Mary Boleyn’s sister, Anne, had served as a maid of honor in the French court. Anne, 25 when she came to Henry’s court as part of Catherine’s entourage, resisted Henry’s advances and refused to become his mistress. Her experience in France had made her a devout Christian in the new evangelical style of Renaissance humanism; she was a champion of the Bible in the vernacular but kept up devotion to the Virgin Mary. Later she would embrace the reformist position that the papacy was corrupting Christianity.

In 1527, Henry VIII became obsessed with passion for Anne, who not only had her charms but was young enough to produce an heir, and began to plot a way to get rid of Catherine. This came to be described at court as the King’s “great matter.” Playing the theologian, Henry convinced himself that in marrying Catherine, his brother's wife, he had violated Leviticus 20:21; moreover, he decided that the pope did not have the authority to dispense with such a sin.

First, Henry deployed Thomas Wolsey, Archbishop of York and the second most important cleric in England, who also served at court as Lord Chancellor and was one of the pope’s several legates. After conferring with his ecclesiastical peer at Canterbury, Wolsey appealed to the pope for an annulment, arguing that the original dispensation was worthless since the marriage clearly went against Leviticus and that in any case the dispensation was incorrectly worded (unfortunately for Wolsey a correctly worded version was found in Spain shortly after the allegation). To ensure the desired outcome Wolsey asked that the final decision be made in England; this would allow him to closely supervise it, as papal legate. All this did was tip Henry’s hand to Catherine and the Spanish ambassador.

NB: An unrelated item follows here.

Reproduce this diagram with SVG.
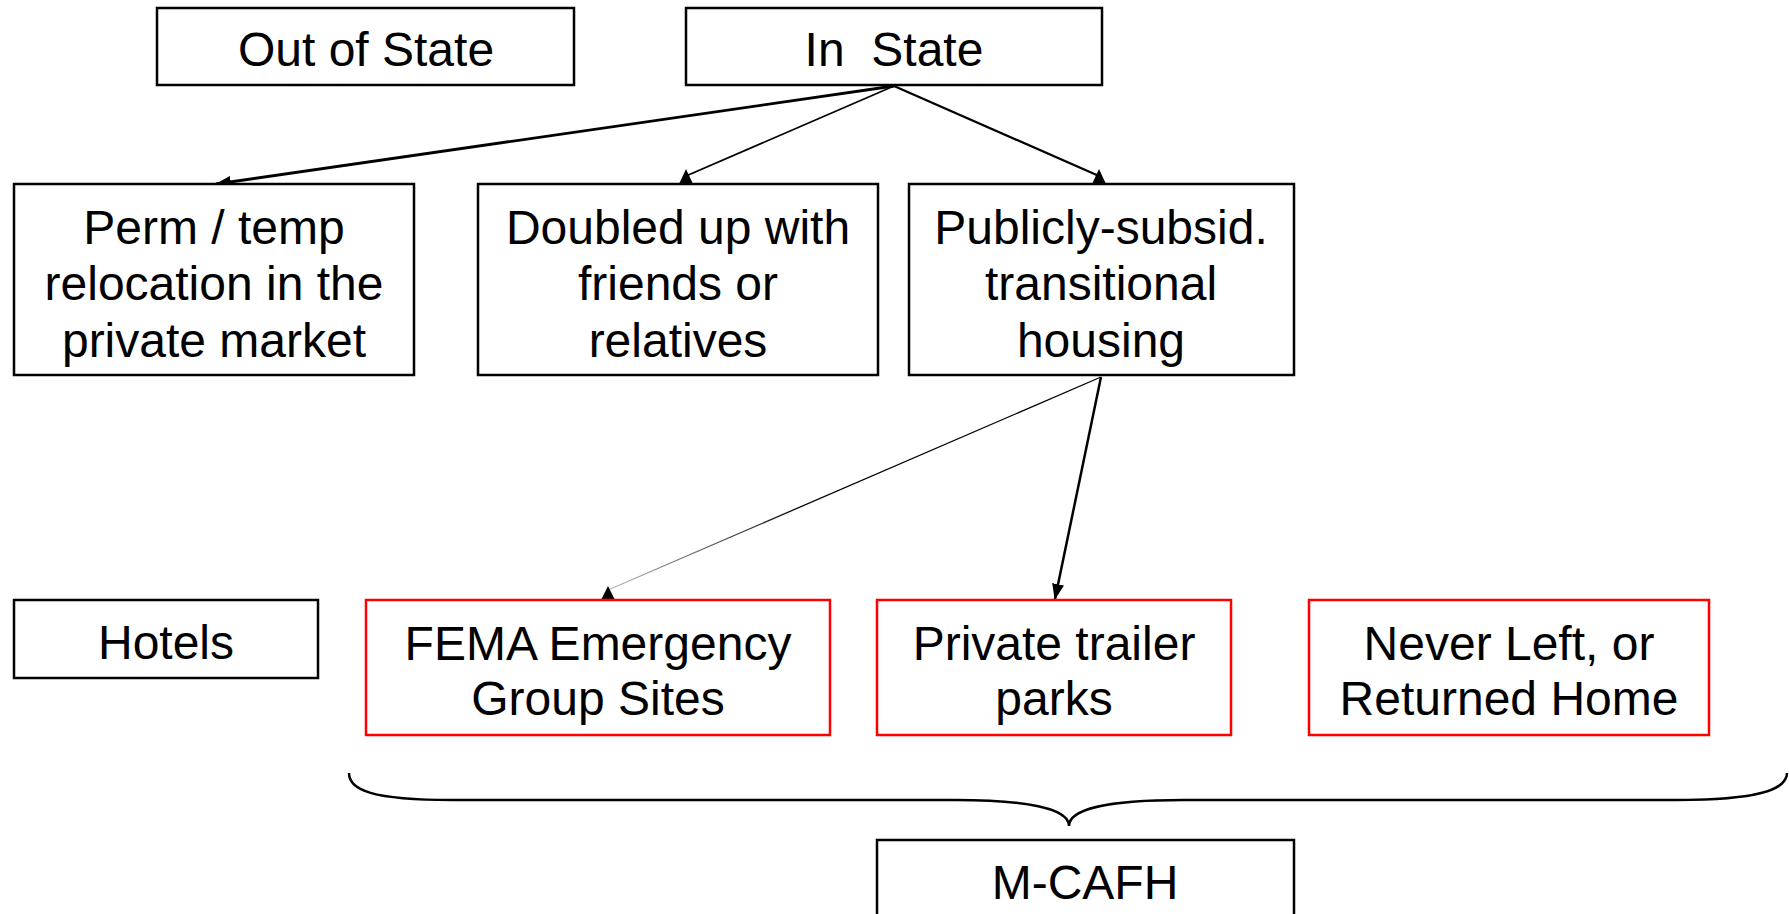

Next, Henry sent his secretary to Pope Clement VII to seek a declaration that his union with Catherine was invalid because the dispensation had been obtained under false pretenses. The pope was not misled by either set of claims. Moreover, as a virtual prisoner of Charles V, whose troops had overrun Rome as part of other unrelated developments, the pope was not inclined to displease Catherine’s nephew.

The last attempt was a series of parleys with another papal legate, but after less than two months of hearing evidence, Clement called the case back to Rome in July 1529, fully intending to bury it.

Three rounds of political musical chairs in England changed the landscape. First, Wolsey fell from grace, and the king stripped him of his royal positions. Sir Thomas More, a devout Catholic and opponent of the annulment, became Lord Chancellor and chief minister. Second, Catherine was banished from court, and her rooms were given to Anne. Third, Archbishop of Canterbury William Warham died, and Henry proposed Thomas Cranmer, a trustworthy supporter of the annulment, to fill the vacancy.

In the winter of 1532, Henry, now 41, and Anne, now 32, were secretly wed in Dover. In May 1532 More resigned as Lord Chancellor, leaving Thomas Cromwell as Henry's chief minister. Anne soon became pregnant and there was a second wedding service in London in 1533. Shortly after, Cranmer, sitting in judgment at a special ecclesiastical court, declared the marriage of Henry and Catherine invalid and that of Henry and Anne valid. Catherine was formally stripped of her title as queen, and Anne was crowned queen consort; she gave birth to a daughter in September, who was christened Elizabeth.

Following the marriage came something known as the Reformation Parliament, which essentially legitimized what was a fait accompli. By the Act of Succession, Catherine’s daughter, Mary, was declared illegitimate; the marriage to Anne was declared legitimate and issue from that union declared next in the line of succession.

On July 11, 1533, Pope Clement VII excommunicated Thomas Cranmer and declared Henry expelled as well unless he “put away the woman he had taken to wife and take back his Queen.” In the Act of Supremacy of 1534, Parliament declared the King head of the church in England and abolished the right of appeal to Rome.